Oysa her şey çok ama çok basit. O kadar basit ki, yarın akşam herhangi bir AKP sözcüsü televizyona çıkıp “E, ne var bunda. Biz de fukara vatandaşımıza üç kuruş bir şey veriyoruz. Zekât da zaten dinimizde var” dese o şatafatlı lafların hepsi tuzla buz olur gider. ‘Teori’ diye ortaya atılan şey o kadar basit yani.
Mesele şu: İşler kötüye gidiyor. Çok kötüye gidiyor. Salgının başka salgınları tetikleme ihtimali de var ve yakın tarihte birçok kez tökezlemiş olan dünya kapitalist sistemi açısından bu vahim bir durum. Üstelik bu seferki, geçmişteki emlak ve borsa krizleri gibi değil; yoksulluk uçurumunu korkunç biçimde derinleştiren bir çöküntüyle karşı karşıyayız ve bu durum, sistemin zaten her gün dibe ittiği milyonlarca yoksul insanın öfkesini gitgide dizginlenemez hale getiriyor. ‘Evrensel Sadaka’ teorisi de tam bu nedenle altmış yıl öncesinden keşfedilip ortaya sürülüyor. Korkuyorlar çünkü. Gayet basit: Korkuyorlar. Yoksulluk çukurunun dibindeki o karanlıktan, orada biriken enerjiden korkuyorlar. Gelip gırtlağımızı keserler diye korkuyorlar.
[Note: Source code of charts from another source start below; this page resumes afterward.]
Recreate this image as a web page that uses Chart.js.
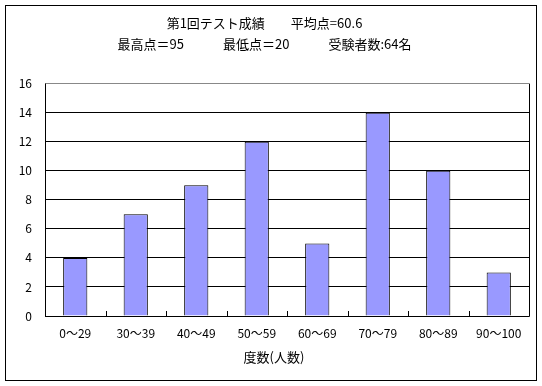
<!DOCTYPE html>
<html lang="ja">
  <head>
    <meta charset="UTF-8" />
    <title>第1回テスト成績</title>
    <script src="https://cdn.jsdelivr.net/npm/chart.js"></script>
    <style>
      html, body { margin: 0; padding: 0; background: #fff; }
      #wrap { position: relative; width: 542px; height: 386px; }
    </style>
  </head>
  <body>
    <div id="wrap"><canvas id="scoreChart" width="542" height="386"></canvas></div>
    <script>
      const ranges = ["0～29", "30～39", "40～49", "50～59", "60～69", "70～79", "80～89", "90～100"];
      const counts = [4, 7, 9, 12, 5, 14, 10, 3];
      const yTicks = [0, 2, 4, 6, 8, 10, 12, 14, 16];
      const titleLines = ["第1回テスト成績　　平均点=60.6", "最高点＝95　　　最低点＝20　　　受験者数:64名"];
      const xTitle = "度数(人数)";

      const font = '"Noto Sans CJK JP", "DejaVu Sans", sans-serif';

      // outer frame, plot frame, inner tick marks, axis title
      const framePlugin = {
        id: "frame",
        afterDraw(chart) {
          const { ctx, chartArea: a, scales } = chart;
          ctx.save();
          ctx.strokeStyle = "#000";
          ctx.lineWidth = 1;
          ctx.strokeRect(5.5, 5.5, 531, 375);
          ctx.beginPath();
          ctx.moveTo(Math.round(a.left) + 0.5, a.top);
          ctx.lineTo(Math.round(a.left) + 0.5, Math.round(a.bottom) + 0.5);
          ctx.lineTo(Math.round(a.right) + 0.5, Math.round(a.bottom) + 0.5);
          ctx.lineTo(Math.round(a.right) + 0.5, a.top);
          ctx.stroke();
          const x = scales.x;
          const step = (a.right - a.left) / ranges.length;
          ctx.beginPath();
          for (let i = 1; i < ranges.length; i++) {
            const px = Math.round(x.getPixelForValue(i) - step / 2) + 0.5;
            ctx.moveTo(px, a.bottom);
            ctx.lineTo(px, a.bottom - 5);
          }
          ctx.stroke();
          ctx.fillStyle = "#000";
          ctx.font = "13px " + font;
          ctx.textAlign = "center";
          ctx.textBaseline = "middle";
          ctx.fillText(xTitle, 274, 357);
          ctx.restore();
        }
      };

      new Chart(document.getElementById("scoreChart"), {
        type: "bar",
        data: {
          labels: ranges,
          datasets: [{
            data: counts,
            backgroundColor: "#9999ff",
            borderColor: "#000",
            borderWidth: 1,
            barPercentage: 0.8,
            categoryPercentage: 0.5
          }]
        },
        options: {
          responsive: false,
          animation: false,
          layout: { padding: { left: 0, right: 13, top: 0, bottom: 0 } },
          plugins: {
            legend: { display: false },
            tooltip: { enabled: false },
            title: {
              display: true,
              text: titleLines,
              color: "#000",
              font: { family: font, size: 13, weight: "normal", lineHeight: 1.6 },
              padding: { top: 13, bottom: 29 }
            }
          },
          scales: {
            x: {
              grid: { display: false, drawTicks: false },
              border: { display: false },
              ticks: { color: "#000", font: { family: font, size: 12 }, padding: 10, maxRotation: 0, autoSkip: false },
              afterFit(s) { s.height = 70; }
            },
            y: {
              min: 0,
              max: 16,
              afterBuildTicks(s) { s.ticks = yTicks.map(v => ({ value: v })); },
              grid: {
                color: c => (c.tick && c.tick.value === 16 ? "#888" : "#000"),
                drawTicks: false,
                lineWidth: 1
              },
              border: { display: false },
              ticks: { color: "#000", font: { family: font, size: 12 }, padding: 13 },
              afterFit(s) { s.width = 45; }
            }
          }
        },
        plugins: [framePlugin]
      });
    </script>
  </body>
</html>
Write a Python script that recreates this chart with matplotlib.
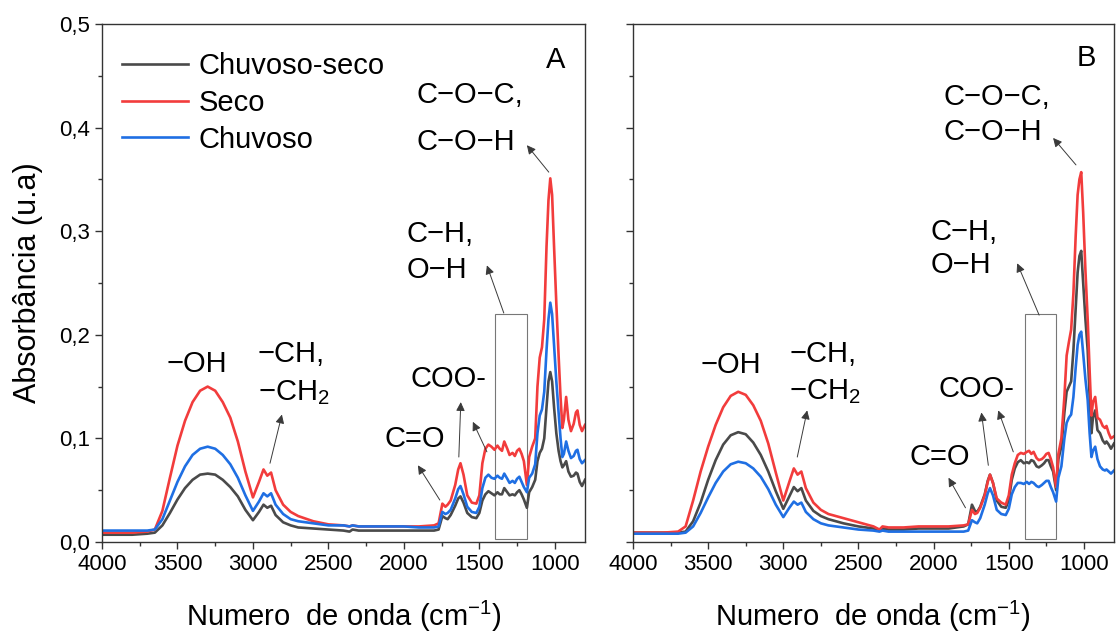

Ama yanılgı şurada: Bu korku, -tarihten biliyoruz ki- öyle sanıldığı ‘iyilik’ girişimlerinin primini artırmaz. Çoğu kez, tam tersine, yatıştırıcı yolları değil, baskıcı yolları ve eğilimleri, en çok da militarizmi, savaş kışkırtıcılığını güçlendirir. Zaten şu anda da Evrensel Sadaka tartışması, makale yazarlarının gevezelikleri olarak sürüyor. Birkaç yerde uygulanan geçici önlemlerin, en diptekilere yapılan yardımların dışında, genel uygulama anlamında devletlerin böyle teorileri taktığı filan yok! “Zenginlerin zenginliği yoksulların da yoksulluğu kendi sorunlarıdır.” Sistemin genel kuralı bu.
***
Ha, sadaka da dağıtırlar mı zaman zaman? Dağıtırlar belki evet, arada bir çulsuzların acıları üzerine maval okumak iyidir. Ama onların da bir tarih bilinci var ve ‘gırtlaklarını’ sağlama almanın üç-beş kuruşla mümkün olmayacağını bilirler. Her zaman en garantili yol, ellerimize birer tüfek verip mermilerimizi ve öfkemizi yanlış yerlere yöneltmektir.
Rosa Luxemburg; o yüzden iki ihtimalli bir şey söylemişti bize, değil mi?